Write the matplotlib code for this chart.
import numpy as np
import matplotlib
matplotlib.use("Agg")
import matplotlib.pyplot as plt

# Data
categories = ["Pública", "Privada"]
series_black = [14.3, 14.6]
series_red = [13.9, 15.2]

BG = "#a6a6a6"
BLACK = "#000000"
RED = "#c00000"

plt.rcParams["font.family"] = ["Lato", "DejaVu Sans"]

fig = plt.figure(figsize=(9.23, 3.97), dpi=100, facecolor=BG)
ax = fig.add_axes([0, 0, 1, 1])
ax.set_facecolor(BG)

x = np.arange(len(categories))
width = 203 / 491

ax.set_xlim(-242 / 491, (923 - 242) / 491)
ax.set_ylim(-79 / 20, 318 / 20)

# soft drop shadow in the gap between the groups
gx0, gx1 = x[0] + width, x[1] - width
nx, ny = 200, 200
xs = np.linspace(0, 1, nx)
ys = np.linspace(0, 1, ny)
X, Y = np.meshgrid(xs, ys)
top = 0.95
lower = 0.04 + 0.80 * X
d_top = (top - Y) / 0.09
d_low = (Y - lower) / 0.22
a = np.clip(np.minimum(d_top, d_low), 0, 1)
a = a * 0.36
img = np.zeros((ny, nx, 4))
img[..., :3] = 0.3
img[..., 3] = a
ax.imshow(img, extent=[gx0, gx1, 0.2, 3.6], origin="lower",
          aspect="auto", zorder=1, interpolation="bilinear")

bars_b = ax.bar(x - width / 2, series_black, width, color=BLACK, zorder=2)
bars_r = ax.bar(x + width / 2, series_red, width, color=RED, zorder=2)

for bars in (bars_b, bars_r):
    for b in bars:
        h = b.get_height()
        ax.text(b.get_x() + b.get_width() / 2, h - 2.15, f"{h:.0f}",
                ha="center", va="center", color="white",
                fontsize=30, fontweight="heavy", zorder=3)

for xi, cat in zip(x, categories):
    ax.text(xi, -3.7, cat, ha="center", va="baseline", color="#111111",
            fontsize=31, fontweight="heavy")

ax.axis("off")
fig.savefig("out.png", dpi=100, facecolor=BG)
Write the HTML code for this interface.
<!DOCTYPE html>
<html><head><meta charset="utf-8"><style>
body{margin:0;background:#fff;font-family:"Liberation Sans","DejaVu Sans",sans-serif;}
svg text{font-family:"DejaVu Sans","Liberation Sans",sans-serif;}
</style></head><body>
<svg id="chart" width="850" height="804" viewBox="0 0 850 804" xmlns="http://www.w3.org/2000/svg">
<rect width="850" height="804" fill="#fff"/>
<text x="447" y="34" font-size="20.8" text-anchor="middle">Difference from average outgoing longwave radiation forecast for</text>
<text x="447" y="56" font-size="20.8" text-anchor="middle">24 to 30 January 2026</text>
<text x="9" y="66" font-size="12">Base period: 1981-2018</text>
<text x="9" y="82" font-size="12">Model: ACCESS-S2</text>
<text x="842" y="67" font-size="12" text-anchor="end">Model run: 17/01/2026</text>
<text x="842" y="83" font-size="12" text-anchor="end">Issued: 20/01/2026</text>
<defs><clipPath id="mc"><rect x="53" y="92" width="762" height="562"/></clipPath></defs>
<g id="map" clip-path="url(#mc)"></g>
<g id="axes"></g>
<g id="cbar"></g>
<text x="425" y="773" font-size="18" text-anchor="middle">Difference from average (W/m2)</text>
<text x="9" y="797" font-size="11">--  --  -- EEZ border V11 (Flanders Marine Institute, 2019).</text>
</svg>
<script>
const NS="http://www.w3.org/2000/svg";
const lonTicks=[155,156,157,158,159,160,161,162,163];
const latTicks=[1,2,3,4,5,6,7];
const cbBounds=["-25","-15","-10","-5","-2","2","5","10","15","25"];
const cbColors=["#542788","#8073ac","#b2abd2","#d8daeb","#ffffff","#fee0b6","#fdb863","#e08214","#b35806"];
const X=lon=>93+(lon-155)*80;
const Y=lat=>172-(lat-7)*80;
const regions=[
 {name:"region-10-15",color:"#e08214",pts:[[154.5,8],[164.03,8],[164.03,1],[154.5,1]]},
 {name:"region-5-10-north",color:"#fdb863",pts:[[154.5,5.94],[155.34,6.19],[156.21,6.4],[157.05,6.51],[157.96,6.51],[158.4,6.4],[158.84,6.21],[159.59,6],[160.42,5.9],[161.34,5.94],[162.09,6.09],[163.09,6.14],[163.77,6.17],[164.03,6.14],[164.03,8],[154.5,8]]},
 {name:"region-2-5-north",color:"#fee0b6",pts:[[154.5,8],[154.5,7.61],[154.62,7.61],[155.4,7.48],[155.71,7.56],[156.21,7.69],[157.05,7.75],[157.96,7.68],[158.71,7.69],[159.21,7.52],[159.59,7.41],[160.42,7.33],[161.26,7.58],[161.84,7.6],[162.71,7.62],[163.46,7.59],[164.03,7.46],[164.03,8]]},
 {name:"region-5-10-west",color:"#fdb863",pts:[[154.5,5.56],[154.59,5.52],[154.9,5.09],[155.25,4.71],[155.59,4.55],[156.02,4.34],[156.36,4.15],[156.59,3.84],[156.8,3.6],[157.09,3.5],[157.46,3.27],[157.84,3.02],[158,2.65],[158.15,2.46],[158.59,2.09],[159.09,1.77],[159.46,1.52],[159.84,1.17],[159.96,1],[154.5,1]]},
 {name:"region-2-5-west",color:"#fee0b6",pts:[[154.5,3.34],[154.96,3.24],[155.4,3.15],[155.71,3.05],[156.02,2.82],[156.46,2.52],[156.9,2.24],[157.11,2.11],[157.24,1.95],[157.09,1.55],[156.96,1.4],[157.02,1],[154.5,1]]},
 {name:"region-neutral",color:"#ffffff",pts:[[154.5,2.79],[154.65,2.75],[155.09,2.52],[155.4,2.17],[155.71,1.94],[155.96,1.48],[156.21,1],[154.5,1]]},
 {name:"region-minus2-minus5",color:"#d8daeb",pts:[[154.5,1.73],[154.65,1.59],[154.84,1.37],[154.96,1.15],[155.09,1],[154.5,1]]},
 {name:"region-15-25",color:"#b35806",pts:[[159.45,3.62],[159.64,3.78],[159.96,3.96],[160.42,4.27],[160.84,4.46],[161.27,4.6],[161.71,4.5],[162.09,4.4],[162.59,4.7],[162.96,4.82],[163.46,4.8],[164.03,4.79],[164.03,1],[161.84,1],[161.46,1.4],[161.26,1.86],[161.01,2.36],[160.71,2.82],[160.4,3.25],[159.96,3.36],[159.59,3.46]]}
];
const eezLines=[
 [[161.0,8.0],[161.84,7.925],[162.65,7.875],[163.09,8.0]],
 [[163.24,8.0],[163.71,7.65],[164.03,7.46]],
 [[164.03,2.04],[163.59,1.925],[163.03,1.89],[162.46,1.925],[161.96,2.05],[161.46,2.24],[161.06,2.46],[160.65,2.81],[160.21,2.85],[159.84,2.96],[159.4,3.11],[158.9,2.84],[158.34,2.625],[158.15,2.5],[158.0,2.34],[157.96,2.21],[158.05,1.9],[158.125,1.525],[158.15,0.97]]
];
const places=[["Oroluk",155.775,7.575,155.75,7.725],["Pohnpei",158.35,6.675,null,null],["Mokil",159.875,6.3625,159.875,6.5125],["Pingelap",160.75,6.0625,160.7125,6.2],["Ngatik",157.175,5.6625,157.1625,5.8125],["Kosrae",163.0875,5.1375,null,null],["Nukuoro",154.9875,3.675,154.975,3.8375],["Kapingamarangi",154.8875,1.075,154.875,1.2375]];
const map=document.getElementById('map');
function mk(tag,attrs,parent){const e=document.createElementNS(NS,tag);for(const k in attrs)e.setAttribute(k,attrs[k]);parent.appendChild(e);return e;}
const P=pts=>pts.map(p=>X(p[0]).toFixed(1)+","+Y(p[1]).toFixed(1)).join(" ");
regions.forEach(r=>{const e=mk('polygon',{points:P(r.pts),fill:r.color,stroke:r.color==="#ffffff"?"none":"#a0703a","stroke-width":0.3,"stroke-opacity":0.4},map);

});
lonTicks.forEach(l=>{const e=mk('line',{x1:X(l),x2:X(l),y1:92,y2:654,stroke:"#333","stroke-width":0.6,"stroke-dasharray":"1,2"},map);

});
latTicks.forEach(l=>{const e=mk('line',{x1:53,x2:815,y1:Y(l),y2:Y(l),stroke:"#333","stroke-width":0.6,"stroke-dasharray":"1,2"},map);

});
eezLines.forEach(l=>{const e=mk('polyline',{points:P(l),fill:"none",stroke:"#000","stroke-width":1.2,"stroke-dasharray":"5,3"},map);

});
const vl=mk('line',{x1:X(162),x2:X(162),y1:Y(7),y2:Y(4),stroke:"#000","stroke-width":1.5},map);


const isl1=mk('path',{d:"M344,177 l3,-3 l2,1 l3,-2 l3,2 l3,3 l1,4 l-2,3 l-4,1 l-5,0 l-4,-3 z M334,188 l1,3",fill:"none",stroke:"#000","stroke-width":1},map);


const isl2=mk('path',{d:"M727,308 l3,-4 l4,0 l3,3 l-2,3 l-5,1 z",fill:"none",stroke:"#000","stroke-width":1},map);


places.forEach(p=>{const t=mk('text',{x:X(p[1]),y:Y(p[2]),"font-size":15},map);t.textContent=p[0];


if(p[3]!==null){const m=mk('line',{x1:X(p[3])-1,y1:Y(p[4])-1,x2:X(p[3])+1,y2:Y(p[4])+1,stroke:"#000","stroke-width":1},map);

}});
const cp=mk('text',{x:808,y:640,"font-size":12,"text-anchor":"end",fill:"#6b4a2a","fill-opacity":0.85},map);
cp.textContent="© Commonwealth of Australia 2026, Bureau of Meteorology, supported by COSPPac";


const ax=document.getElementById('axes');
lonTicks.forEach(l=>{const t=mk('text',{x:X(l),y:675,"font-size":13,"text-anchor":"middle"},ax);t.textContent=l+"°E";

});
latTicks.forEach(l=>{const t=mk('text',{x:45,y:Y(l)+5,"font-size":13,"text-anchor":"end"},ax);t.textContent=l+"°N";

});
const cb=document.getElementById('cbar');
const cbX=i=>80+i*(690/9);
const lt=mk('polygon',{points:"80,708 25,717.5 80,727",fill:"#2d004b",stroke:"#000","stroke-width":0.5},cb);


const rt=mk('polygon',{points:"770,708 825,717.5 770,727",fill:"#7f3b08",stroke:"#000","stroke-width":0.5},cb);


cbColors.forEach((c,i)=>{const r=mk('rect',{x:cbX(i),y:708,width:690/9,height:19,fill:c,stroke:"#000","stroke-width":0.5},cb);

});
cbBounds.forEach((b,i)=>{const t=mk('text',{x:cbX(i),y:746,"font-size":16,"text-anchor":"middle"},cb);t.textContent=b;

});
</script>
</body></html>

> [WHAT THE EXERCISE ASKS]:
In the records shown above, how many lines include the word "Write"? Answer with the number only.

> [EXERCISE RESPONSE]:
2